I want to be able to proudly introduce people to this game and not feel like I’d need to be there all the time to answer constant questions about aspects of the game that should be explained through the course of them playing. I do that now because I desperately want them to stay, but again, that it shouldn’t be a player’s responsibility. I also don’t want to have to say, “Just wait, it’ll get better. Just wait, I promise. Endgame can be really fun.” while they’re leveling, only to see them go idle for 2+ weeks into forever after they hit level 22. And I ESPECIALLY don’t want to have to break out WoWpedia to explain the whack quest lore to them.

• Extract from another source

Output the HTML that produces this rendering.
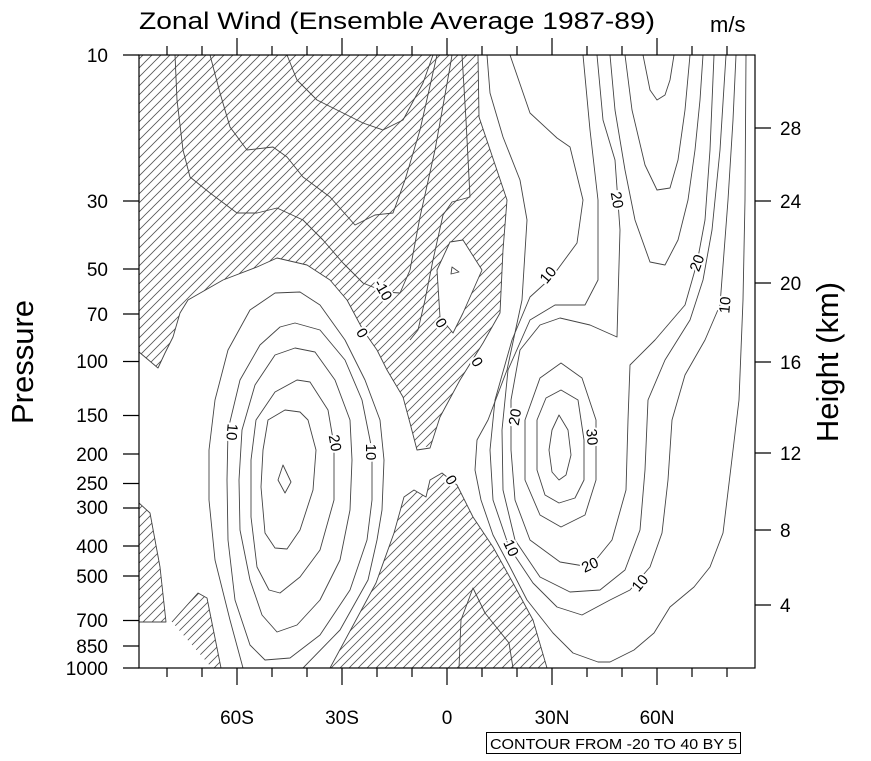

WoW is a behemoth in the industry. It is what most MMOs aspire to be. Which is why it boggles the mind that new player attraction and retention is in the state it is now. If I sound heated about it, it’s because I am for the reasons I gave above. Issues and problems don’t get solved by ignoring them, which seems to be the tactic used here for the last 4+ years. But I digress since I really want to go do something else. If you’ve introduced someone to the game, what were your/their experiences? I’d really like to hear feedback, especially if it reinforces my own already biased views of how things are. (At least I’m honest ayyy.)